PROFILE OF A MUSEUM VOLUNTEER
Floyd Sherwood Hill, who likes to be known simply as “Sam”, was born in Shawnee, Oklahoma on May 3rd, 1930. When his family moved to California he attended Benjamin Harrison elementary School, and then graduated from Long Beach Poly Technical High School.
Sam enlisted in the U.S. Army in September 1948, after completing high school. He completed his basic training at Fort Ord, California and was selected to attend the U.S. Army Command Leadership School on the same base. Upon completion of the Leadership School, he was assigned to Fort Lewis in Washington State, reporting to the 2nd Infantry Division, 23rd Infantry Regiment’s Tank Company. He received further training with the 2nd Infantry Division, by participating in amphibious land warfare training in Hawaii until 1949. After the 2nd Division returned to Fort Lewis, Sam completed additional training in Desert Warfare at the Army’s Yakima Firing Range in Yakima, Washington. By this time Sam had completed enough training to be designated a Tank Commander.
During the spring of 1950, Sam was assigned to the Republic of South Korea and became part of the cadre for the training of the South Korean Army, the KMAG, (Korean Military Advisory Group). While Sam was en route on the high seas to his new post, the Korean War broke out in full military force. He landed in Japan, and spent an overnighter in Pusan, Korea, where his orders were changed. He was assigned to the first combat division that engaged the North Korean Army, with the 24th Infantry Division, (19th Infantry Regiment). His outfit had no serviceable tanks so Sam was assigned as a squad leader in “C” Company, 19th Infantry Division. He participated in combat in numerous battles along the Taejon-Taegue-Pusan Corridor that was nothing more than a dirt surface highway that usually ran through mountainous terrain. He also participated in what was to become known as the “Battle of the Pusan Perimeter” that was a “Last Ditch Stand” to provide the American Forces time to join in the war. Fortunately, the “Pusan Perimeter” held up! Sam’s unit was separated from his outfit for nearly 8 days and they subsisted on native food and water during that battle.

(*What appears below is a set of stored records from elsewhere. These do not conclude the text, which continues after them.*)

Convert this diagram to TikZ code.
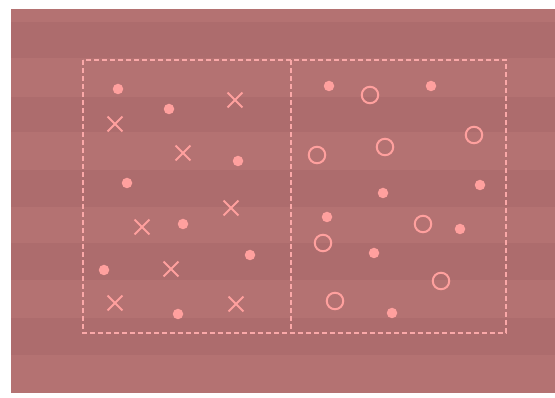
\documentclass[tikz,border=0pt]{standalone}
\usetikzlibrary{shapes.misc}
\definecolor{bglight}{RGB}{180,114,114}
\definecolor{bgdark}{RGB}{173,108,109}
\definecolor{mark}{RGB}{255,160,158}
\definecolor{frame}{RGB}{250,168,168}
\tikzset{
  dotm/.style={circle,fill=mark,inner sep=0pt,minimum size=10.5pt},
  ringm/.style={circle,draw=mark,line width=2pt,inner sep=0pt,minimum size=16.5pt},
  crossm/.style={cross out,draw=mark,line width=1.8pt,inner sep=0pt,minimum size=13pt},
  framel/.style={draw=frame,line width=1.2pt,dash pattern=on 5pt off 3pt}
}
\begin{document}
\begin{tikzpicture}[x=1pt,y=-1pt]
\useasboundingbox (0,0) rectangle (555,398);
\fill[white] (0,0) rectangle (555,398);
% background stripes
\fill[bglight] (11,9) rectangle (555,393);
\foreach \a/\b in {22/58,97/132,170/207,243/280,318/355}
  \fill[bgdark] (11,\a) rectangle (555,\b);
% frame
\coordinate (tl) at (83,60);
\coordinate (br) at (506,333);
\coordinate (mt) at (291,60);
\coordinate (mb) at (291,333);
\draw[framel] (tl) rectangle (br);
\draw[framel] (mt) -- (mb);
% left half: dots
\node[dotm] (d1) at (118,89) {};
\node[dotm] (d2) at (169,109) {};
\node[dotm] (d3) at (238,161) {};
\node[dotm] (d4) at (127,183) {};
\node[dotm] (d5) at (183,224) {};
\node[dotm] (d6) at (250,255) {};
\node[dotm] (d7) at (104,270) {};
\node[dotm] (d8) at (178,314) {};
% left half: crosses
\node[crossm] (x1) at (235,100) {};
\node[crossm] (x2) at (115,124) {};
\node[crossm] (x3) at (183,153) {};
\node[crossm] (x4) at (231,208) {};
\node[crossm] (x5) at (142,227) {};
\node[crossm] (x6) at (171,269) {};
\node[crossm] (x7) at (115,303) {};
\node[crossm] (x8) at (236,304) {};
% right half: dots
\node[dotm] (e1) at (329,86) {};
\node[dotm] (e2) at (431,86) {};
\node[dotm] (e3) at (480,185) {};
\node[dotm] (e4) at (383,193) {};
\node[dotm] (e5) at (327,217) {};
\node[dotm] (e6) at (460,229) {};
\node[dotm] (e7) at (374,253) {};
\node[dotm] (e8) at (392,313) {};
% right half: rings
\node[ringm] (o1) at (370,95) {};
\node[ringm] (o2) at (474,135) {};
\node[ringm] (o3) at (385,147) {};
\node[ringm] (o4) at (317,155) {};
\node[ringm] (o5) at (423,224) {};
\node[ringm] (o6) at (323,243) {};
\node[ringm] (o7) at (441,281) {};
\node[ringm] (o8) at (335,301) {};
\end{tikzpicture}
\end{document}
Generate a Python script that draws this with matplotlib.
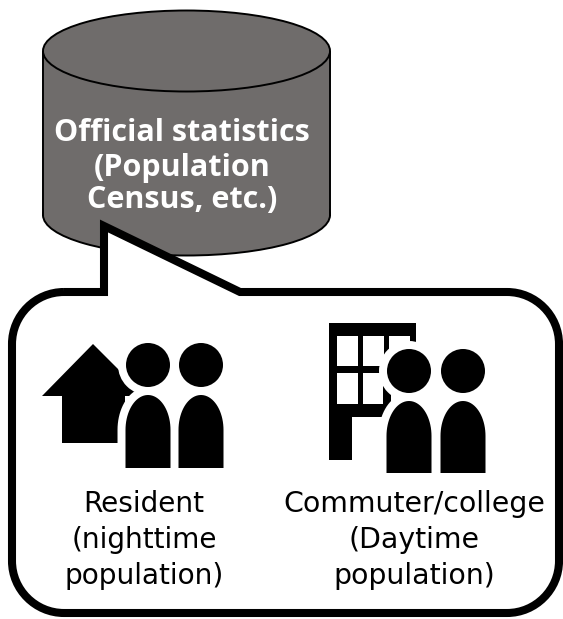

During the battle of Chinju-Masan, Sergeant Sam Hill was wounded. He was evacuated from a field hospital to Pusan Army Hospital, and then transferred to a British Hospital Ship named the H.M.S. Maine II. The ship docked at Osaka, Japan where Sam was transferred to the U.S. Air Force Hospital. From there, he was sent by medical train to the Tokyo Army Hospital, and then the 369th Station Hospital, also in Tokyo. After five (5) weeks of hospitalization, Sam was transferred to Camp Drake, Japan, which was a Replacement Depot, and served there as a Battalion Sergeant Major. Sam was due to be discharged in September 1951, but his service was extended for one more year. He was finally rotated to the United States in June, 1952, and released as Regular Army Sergeant First Class.
Sam’s mother Essie had moved to Fresno, California, so he enrolled at Reedley College in Reedley, California in 1952. There he met Janet Taul, who was Reedley’s Fiesta Princess. He went on to
Fresno State College in Fresno, graduating in 1957, and then to Santa Clara University Law School, completing his law degree in 1960. Sam and Janet were married in Las Vegas, Nevada and have three boys and one girl. Sam practiced law in Fresno for over forty-two years before retiring. With some of his free time he volunteers as a docent at the Veterans Memorial Museum “Home of the Legion of Valor” where he enjoys meeting fellow veterans and visitors.